Miniroundup: how other readers have seen hybrid work; grant proposal for community code development

Hi, everyone!

Mainly taking the week off from the newsletter this week (for positive reasons - some family celebrations); things will return to normal next week. But there were some things I wanted to share with you.

First, on the discussion from last week of planning for hybrid distributed/local work, we heard from long-time reader Adam DeConinck about what he’s learned:

I’m fortunate at the moment, because my current team was fully remote before the pandemic started. That said, here are a few thoughts based on some of my recent experience.

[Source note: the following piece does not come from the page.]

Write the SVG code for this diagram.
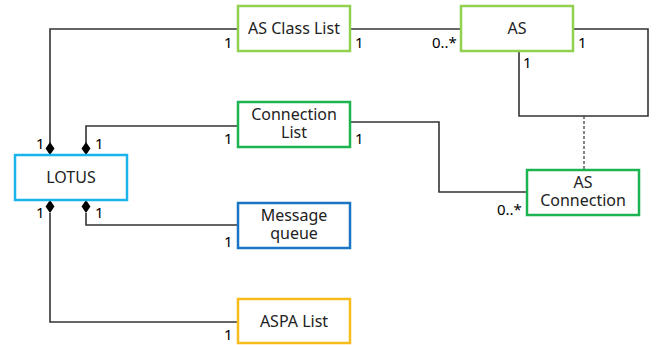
<svg xmlns="http://www.w3.org/2000/svg" width="658" height="345" viewBox="0 0 658 345">
  <style>
    .box { fill: #ffffff; stroke-width: 2.5; }
    .label { font-family: "Noto Sans", "Liberation Sans", sans-serif; font-size: 16px; fill: #222; text-anchor: middle; }
    .mult { font-family: "Noto Sans", "Liberation Sans", sans-serif; font-size: 15px; fill: #000; }
    .line { fill: none; stroke: #333; stroke-width: 1.6; }
    .dash { fill: none; stroke: #444; stroke-width: 1.3; stroke-dasharray: 3 2; }
    .dia { fill: #000; }
  </style>
  <rect width="658" height="345" fill="#ffffff"/>

  <g id="connectors">
    <!-- LOTUS to AS Class List -->
    <polyline class="line" points="50,143 50,29 237,29"/>
    <!-- LOTUS to Connection List -->
    <polyline class="line" points="86,143 86,126 237,126"/>
    <!-- LOTUS to Message queue -->
    <polyline class="line" points="86,213 86,225 237,225"/>
    <!-- LOTUS to ASPA List -->
    <polyline class="line" points="50,213 50,322 237,322"/>
    <!-- composition diamonds -->
    <polygon class="dia" points="50,142 54.5,148.5 50,155 45.5,148.5"/>
    <polygon class="dia" points="86,142 90.5,148.5 86,155 81.5,148.5"/>
    <polygon class="dia" points="50,200 54.5,206.5 50,213 45.5,206.5"/>
    <polygon class="dia" points="86,200 90.5,206.5 86,213 81.5,206.5"/>
    <!-- AS Class List to AS -->
    <line class="line" x1="350" y1="29" x2="460" y2="29"/>
    <!-- AS self association -->
    <polyline class="line" points="573,29 648,29 648,116 519,116 519,51"/>
    <!-- association class link -->
    <line class="dash" x1="584" y1="116" x2="584" y2="170"/>
    <!-- Connection List to AS Connection -->
    <polyline class="line" points="350,122 439,122 439,192 527,192"/>

    <!-- multiplicities -->
    <text class="mult" x="224" y="48">1</text>
    <text class="mult" x="355" y="48">1</text>
    <text class="mult" x="432" y="48">0..*</text>
    <text class="mult" x="578" y="48">1</text>
    <text class="mult" x="523" y="68">1</text>
    <text class="mult" x="224" y="144">1</text>
    <text class="mult" x="355" y="144">1</text>
    <text class="mult" x="497" y="215">0..*</text>
    <text class="mult" x="36" y="149">1</text>
    <text class="mult" x="95" y="149">1</text>
    <text class="mult" x="36" y="218">1</text>
    <text class="mult" x="95" y="218">1</text>
    <text class="mult" x="224" y="247">1</text>
    <text class="mult" x="224" y="340">1</text>
  </g>

  <g id="lotus">
    <rect class="box" x="15" y="155" width="112" height="45" stroke="#1ab4ea"/>
    <text class="label" x="71" y="183">LOTUS</text>
  </g>
  <g id="as-class-list">
    <rect class="box" x="238" y="6" width="112" height="45" stroke="#92d050"/>
    <text class="label" x="294" y="34">AS Class List</text>
  </g>
  <g id="as">
    <rect class="box" x="461" y="6" width="112" height="45" stroke="#92d050"/>
    <text class="label" x="517" y="34">AS</text>
  </g>
  <g id="connection-list">
    <rect class="box" x="238" y="102" width="112" height="45" stroke="#1db350"/>
    <text class="label" x="294" y="120">Connection<tspan x="294" dy="18">List</tspan></text>
  </g>
  <g id="as-connection">
    <rect class="box" x="527" y="170" width="112" height="45" stroke="#1db350"/>
    <text class="label" x="583" y="188">AS<tspan x="583" dy="18">Connection</tspan></text>
  </g>
  <g id="message-queue">
    <rect class="box" x="238" y="203" width="112" height="45" stroke="#1a75c4"/>
    <text class="label" x="294" y="221">Message<tspan x="294" dy="18">queue</tspan></text>
  </g>
  <g id="aspa-list">
    <rect class="box" x="238" y="299" width="112" height="44" stroke="#f5bc1c"/>
    <text class="label" x="294" y="327">ASPA List</text>
  </g>
</svg>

Several of my past roles have already been “hybrid”, where either some employees were remote vs some not; or where employees were split across many offices in multiple time zones, which often led to similar communication challenges.

The general philosophy that has seemed to work has been to split “location” by team. I.e., everyone on a team should either be remote, or should be co-located in the same office. This basically works to allow each team to find their rhythm.

In the cases where teams have been split across different work “locations”, I’ve mostly seen the effective formation of “sub-teams”. E.g., while the [city X] and [city Y] offices may in theory both have members on the same team, they tend to split responsibilities to minimize overlap. Or, if there’s a core group in the office but a few remote folks, the remote team members form their own “team” where they mostly collaborate with each other.

Based on this experience, I suspect organizations which are large enough to have a lot of teams will go through substantial re-orgs over the next year!

Granted, this is a lot harder for orgs where there are fewer teams, or where they’re smaller or harder to split. In those cases, unless everyone can make it back into the office, I think the only thing that works is to go the “remote first” model: everyone works as if they were remote, joining video calls individually and putting most communication in text. And then in-office interaction is purely social.

This is really valuable; thanks, Adam!

On the other hand, I also heard from readers whose institutions are decidedly not moving to hybrid or remote work but instead expect everyone back as soon as possible. In a way that’s a lot easier, but it certainly ties a hiring managers hands behind their backs in recruiting new hires, or retaining those who have come to like not having to commute every day.

If your team manages systems, you’ve probably heard about the really pretty bad privilege-escalating polkit vulnerability that affects RHEL8, Fedora 21+, Debian testing, and Ubuntu 20.04 If you haven’t, you’ll want to update (a fix was released last week). The post is a really detailed overview of the bug and the proof of concept exploit.

Titus Brown generously shared the core of a Chan Zuckerberg Initiative (CZI) Essential Open Source Software for Science grant application in a blog post which you can read here; the proposal aims to make their package sourmash more of a community code by moving towards more community engagement.

The post is interesting both if you’re interested in CZI grants but also to see how a PI quite experienced in research software development thinks about building community engagement.

As a side note I’d love to see more research computing and data grant proposals being made public!

There’s a call for papers due on Monday, 14 June, for a workshop on Resilience in HPC Clusters, Clouds, and Grids; the workshop is held in conjunction with Euro-Par 2021, to be held on-site in Lisbon.

And that’s it for this mini-roundup. Please keep feedback coming in, and welcome to all new readers.

Have a great weekend, and good luck in the coming week with your research computing team!